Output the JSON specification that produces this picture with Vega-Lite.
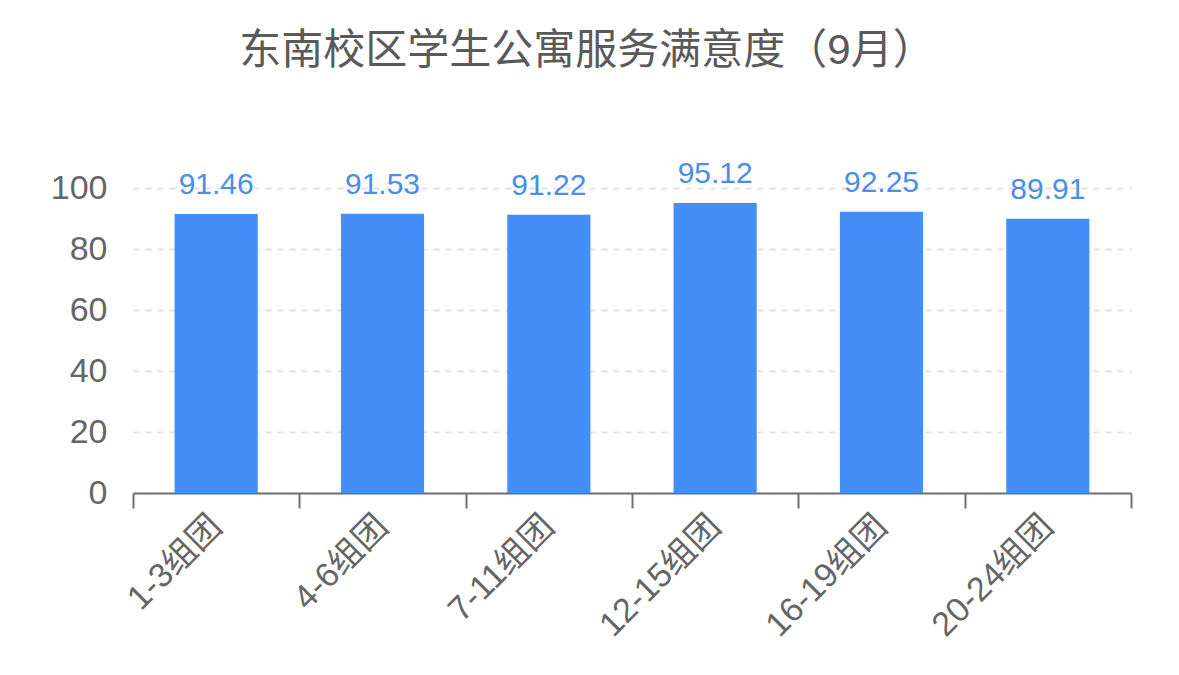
{
  "$schema": "https://vega.github.io/schema/vega-lite/v6.json",
  "autosize": {"type": "none"},
  "padding": {"left": 133, "top": 188, "right": 48, "bottom": 182},
  "width": 998,
  "height": 305,
  "background": "white",
  "title": {
    "text": "东南校区学生公寓服务满意度（9月）",
    "fontSize": 42,
    "fontWeight": "normal",
    "color": "#5a5a5a",
    "font": "Liberation Sans, Noto Sans CJK SC",
    "anchor": "middle",
    "frame": "group",
    "dx": -45,
    "offset": 86
  },
  "data": {
    "values": [
      {"group": "1-3组团", "score": 91.46},
      {"group": "4-6组团", "score": 91.53},
      {"group": "7-11组团", "score": 91.22},
      {"group": "12-15组团", "score": 95.12},
      {"group": "16-19组团", "score": 92.25},
      {"group": "20-24组团", "score": 89.91}
    ]
  },
  "encoding": {
    "x": {
      "field": "group",
      "type": "nominal",
      "sort": null,
      "title": null,
      "scale": {"paddingInner": 0, "paddingOuter": 0},
      "axis": {
        "tickBand": "extent",
        "domainColor": "#6e7079",
        "domainWidth": 2,
        "tickColor": "#6e7079",
        "tickWidth": 2,
        "tickSize": 15,
        "labelAngle": -45,
        "labelAlign": "right",
        "labelBaseline": "middle",
        "labelPadding": 13,
        "labelFontSize": 34,
        "labelColor": "#666666",
        "labelFont": "Liberation Sans, Noto Sans CJK SC",
        "grid": false
      }
    },
    "y": {
      "field": "score",
      "type": "quantitative",
      "title": null,
      "scale": {"domain": [0, 100], "nice": false},
      "axis": {
        "values": [0, 20, 40, 60, 80, 100],
        "domain": false,
        "ticks": false,
        "labelPadding": 26,
        "labelFontSize": 34,
        "labelColor": "#666666",
        "labelFont": "Liberation Sans",
        "grid": true,
        "gridColor": "#e3e3e3",
        "gridWidth": 2,
        "gridDash": [6, 6]
      }
    }
  },
  "layer": [
    {
      "mark": {"type": "bar", "color": "#448ef7", "width": {"band": 0.5}}
    },
    {
      "mark": {
        "type": "text",
        "color": "#4a8ee8",
        "fontSize": 30,
        "font": "Liberation Sans",
        "baseline": "alphabetic",
        "dy": -20
      },
      "encoding": {"text": {"field": "score", "type": "quantitative", "format": ".2f"}}
    }
  ],
  "config": {"view": {"stroke": null}}
}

::::::::::

• _Your task_: Using the material above, set down every line exactly, but skip the pictures.

• _Final result_:
Output the JSON specification that produces this picture with Vega-Lite.
{
  "$schema": "https://vega.github.io/schema/vega-lite/v6.json",
  "autosize": {"type": "none"},
  "padding": {"left": 133, "top": 188, "right": 48, "bottom": 182},
  "width": 998,
  "height": 305,
  "background": "white",
  "title": {
    "text": "东南校区学生公寓服务满意度（9月）",
    "fontSize": 42,
    "fontWeight": "normal",
    "color": "#5a5a5a",
    "font": "Liberation Sans, Noto Sans CJK SC",
    "anchor": "middle",
    "frame": "group",
    "dx": -45,
    "offset": 86
  },
  "data": {
    "values": [
      {"group": "1-3组团", "score": 91.46},
      {"group": "4-6组团", "score": 91.53},
      {"group": "7-11组团", "score": 91.22},
      {"group": "12-15组团", "score": 95.12},
      {"group": "16-19组团", "score": 92.25},
      {"group": "20-24组团", "score": 89.91}
    ]
  },
  "encoding": {
    "x": {
      "field": "group",
      "type": "nominal",
      "sort": null,
      "title": null,
      "scale": {"paddingInner": 0, "paddingOuter": 0},
      "axis": {
        "tickBand": "extent",
        "domainColor": "#6e7079",
        "domainWidth": 2,
        "tickColor": "#6e7079",
        "tickWidth": 2,
        "tickSize": 15,
        "labelAngle": -45,
        "labelAlign": "right",
        "labelBaseline": "middle",
        "labelPadding": 13,
        "labelFontSize": 34,
        "labelColor": "#666666",
        "labelFont": "Liberation Sans, Noto Sans CJK SC",
        "grid": false
      }
    },
    "y": {
      "field": "score",
      "type": "quantitative",
      "title": null,
      "scale": {"domain": [0, 100], "nice": false},
      "axis": {
        "values": [0, 20, 40, 60, 80, 100],
        "domain": false,
        "ticks": false,
        "labelPadding": 26,
        "labelFontSize": 34,
        "labelColor": "#666666",
        "labelFont": "Liberation Sans",
        "grid": true,
        "gridColor": "#e3e3e3",
        "gridWidth": 2,
        "gridDash": [6, 6]
      }
    }
  },
  "layer": [
    {
      "mark": {"type": "bar", "color": "#448ef7", "width": {"band": 0.5}}
    },
    {
      "mark": {
        "type": "text",
        "color": "#4a8ee8",
        "fontSize": 30,
        "font": "Liberation Sans",
        "baseline": "alphabetic",
        "dy": -20
      },
      "encoding": {"text": {"field": "score", "type": "quantitative", "format": ".2f"}}
    }
  ],
  "config": {"view": {"stroke": null}}
}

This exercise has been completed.